METHOD: Take 6 hard boiled eggs and cut lengthwise.
Then take the chopped onions and garlic and lightly fry in 50gr ghee for 2-3mins.
Stir for another 2-3mins after adding the curry powder.
Then add the fresh finely chopped tomatoes add enough water to form a thick like gravy.
Then add the salt and lemon juice and let it cook on a slow heat for 5-10mins.
Now add the eggs and warm on a slow heat for about 10mins and serve.

(Optional you can also serve with boiled rice.)

Fish In Green Masala



Fish pomfret (2-4 fillets)
1 Bunch Fenugreek (small kind)
1 Tsp Garlic
1/2 Tsp Ginger
1/2 Bunch Fennel (cut finely)
1 Tsp Cumin
1/2 Tsp Tumeric
1 Lemon- juice


METHOD: Grind all the masala and add lemon juice and marinate the fish for 15mins and set aside.
Heat oil and put mustard seeds 1/2 tsp when brown put the marinated fish in the pan and cover the fish with tomatoes slices of 4medium tomatoes and cook till done. (about 5mins on each side).

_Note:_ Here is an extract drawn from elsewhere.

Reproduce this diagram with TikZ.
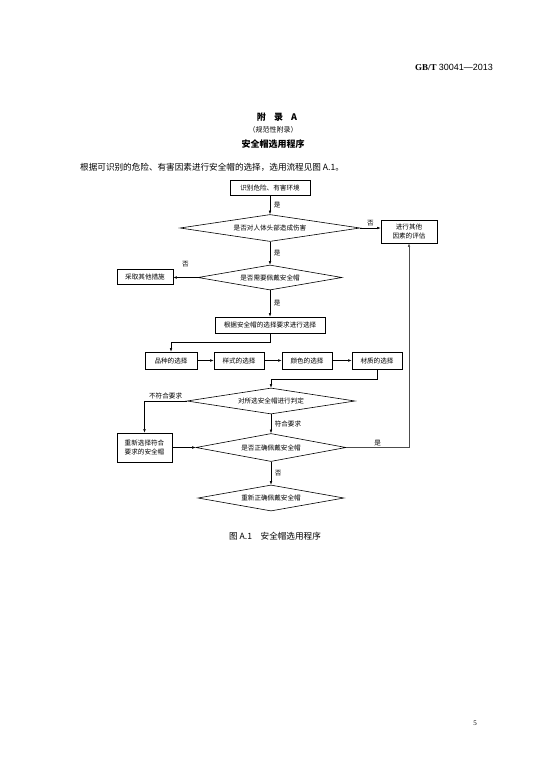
\documentclass[tikz,border=0pt]{standalone}
\usepackage{fontspec}
\setmainfont{Liberation Serif}
\newfontfamily\cjk{Noto Sans CJK SC}
\newfontfamily\hsans{Liberation Sans}
\usetikzlibrary{shapes.geometric,arrows.meta}
\begin{document}
\begin{tikzpicture}[x=1pt,y=-1pt,
  flowbox/.style={draw, line width=0.75pt, inner sep=0pt, align=center,
    font=\cjk\fontsize{6.6}{8.5}\selectfont},
  dia/.style={diamond, draw, line width=0.6pt, aspect=6, inner sep=0pt,
    font=\cjk\fontsize{6.6}{8}\selectfont},
  arr/.style={-{Latex[length=3.5pt,width=2.6pt]}, line width=0.5pt},
  lbl/.style={font=\cjk\fontsize{6.6}{8}\selectfont, inner sep=1.5pt}]
\useasboundingbox[fill=white] (0,0) rectangle (554,776);

% page texts
\node[anchor=east, inner sep=0pt] (hdr) at (493,67) {\fontsize{9}{10}\selectfont\textbf{GB/T}\ \hsans 30041—2013};
\node[inner sep=0pt] (t1) at (277,117) {\cjk\bfseries\fontsize{9}{10}\selectfont 附\hspace{0.9em}录\hspace{0.9em}A};
\node[inner sep=0pt] (t2) at (273,130) {\cjk\fontsize{7}{8}\selectfont （规范性附录）};
\node[inner sep=0pt] (t3) at (273,144) {\cjk\bfseries\fontsize{9}{10}\selectfont 安全帽选用程序};
\node[anchor=west, inner sep=0pt] (body) at (80,167) {\cjk\fontsize{8.6}{10}\selectfont 根据可识别的危险、有害因素进行安全帽的选择，选用流程见图 A.1。};
\node[inner sep=0pt] (cap) at (275,536) {\cjk\fontsize{8.6}{10}\selectfont 图 A.1\hspace{1em}安全帽选用程序};
\node[inner sep=0pt] (pg) at (475,723) {\fontsize{7}{8}\selectfont 5};

% flowchart nodes
\node[flowbox, minimum width=80pt, minimum height=15pt] (s) at (270,187.5) {识别危险、有害环境};
\node[dia, minimum width=180pt, minimum height=27pt] (d1) at (270,228) {是否对人体头部造成伤害};
\node[flowbox, minimum width=56pt, minimum height=23pt] (ev) at (409,231.5) {进行其他\\因素的评估};
\node[dia, minimum width=144pt, minimum height=25pt] (d2) at (270,277.5) {是否需要佩戴安全帽};
\node[flowbox, minimum width=56pt, minimum height=15pt] (cq) at (145,276.5) {采取其他措施};
\node[flowbox, minimum width=110pt, minimum height=16pt] (gj) at (270,325) {根据安全帽的选择要求进行选择};
\node[flowbox, minimum width=52pt, minimum height=17pt] (p1) at (171,360.5) {品种的选择};
\node[flowbox, minimum width=50pt, minimum height=17pt] (p2) at (239,360.5) {样式的选择};
\node[flowbox, minimum width=50pt, minimum height=17pt] (p3) at (307,360.5) {颜色的选择};
\node[flowbox, minimum width=50pt, minimum height=17pt] (p4) at (377,360.5) {材质的选择};
\node[dia, minimum width=168pt, minimum height=26pt] (d3) at (271,401) {对所选安全帽进行判定};
\node[flowbox, minimum width=55pt, minimum height=29pt] (cx) at (144.5,447.5) {重新选择符合\\要求的安全帽};
\node[dia, minimum width=150pt, minimum height=28pt] (d4) at (271,447.5) {是否正确佩戴安全帽};
\node[dia, minimum width=146pt, minimum height=26pt] (d5) at (271,498) {重新正确佩戴安全帽};

% connectors
\draw[arr] (s.south) -- (d1.north) node[lbl, midway, right=2pt] {是};
\draw[arr] (d1.east) -- (d1.east -| ev.west) node[lbl, midway, above] {否};
\draw[arr] (d1.south) -- (d2.north) node[lbl, midway, right=2pt] {是};
\draw[arr] (d2.west) -- (d2.west -| cq.east) node[lbl, midway, above=9pt] {否};
\draw[arr] (d2.south) -- (gj.north) node[lbl, midway, right=2pt] {是};
\draw[arr] (gj.south) -- ++(0,9) -| (p1.north);
\draw[arr] (p1.east) -- (p2.west);
\draw[arr] (p2.east) -- (p3.west);
\draw[arr] (p3.east) -- (p4.west);
\draw[arr] (p4.south) -- ++(0,10) -| (d3.north);
\draw[arr] (d3.west) -| (cx.north) node[lbl, pos=0.25, above] {不符合要求};
\draw[arr] (d3.south) -- (d4.north) node[lbl, midway, right=2pt] {符合要求};
\draw[arr] (cx.east) -- (d4.west);
\draw[arr, draw=black!70] (d4.east) -| (ev.south) node[lbl, pos=0.25, above] {是};
\draw[arr] (d4.south) -- (d5.north) node[lbl, midway, right=2pt] {否};
\end{tikzpicture}
\end{document}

Chicken With Walnuts And Almonds




4 Medium pieces Chicken
1 Tbsp Ginger
1/2 Tsp Cinnamon powder
1 Tbsp Poppy seeds
20 Walnuts- shelled
10 Whole small red chillies
1 Cup yogurt-whipped
1 Tbsp Garlic
Juice of 1 Lemon
Salt and Pepper to taste
20 Almonds
2 Tbsp Oil


METHOD: Clean the chicken and make a fine paste of all the ingredients except the
whole red chillies. Mix all this with yogurt. Now marinate the chicken in this mixture and
keep aside for an hour.
Heat oil, add the chicken pieces with the yogurt marination and fry well.
Add the red chillies and cook till the chicken is tender.
Serve on a bed of rice.
Sprinkle with roasted almonds and walnuts.

Green Chutney



1 Bunch Coriander
6 Cloves Garlic (roast on a flat pan)
1 Bunch Mint
1/2 Tsp Cumin (whole)
4 Green Chillies
1/2 Tsp Salt
1/2 Tsp sugar


METHOD: Grind all this and add lemon juice, mix well and serve with cottage cheese samosas, potato samosa, pakoras and many other kinds of savories.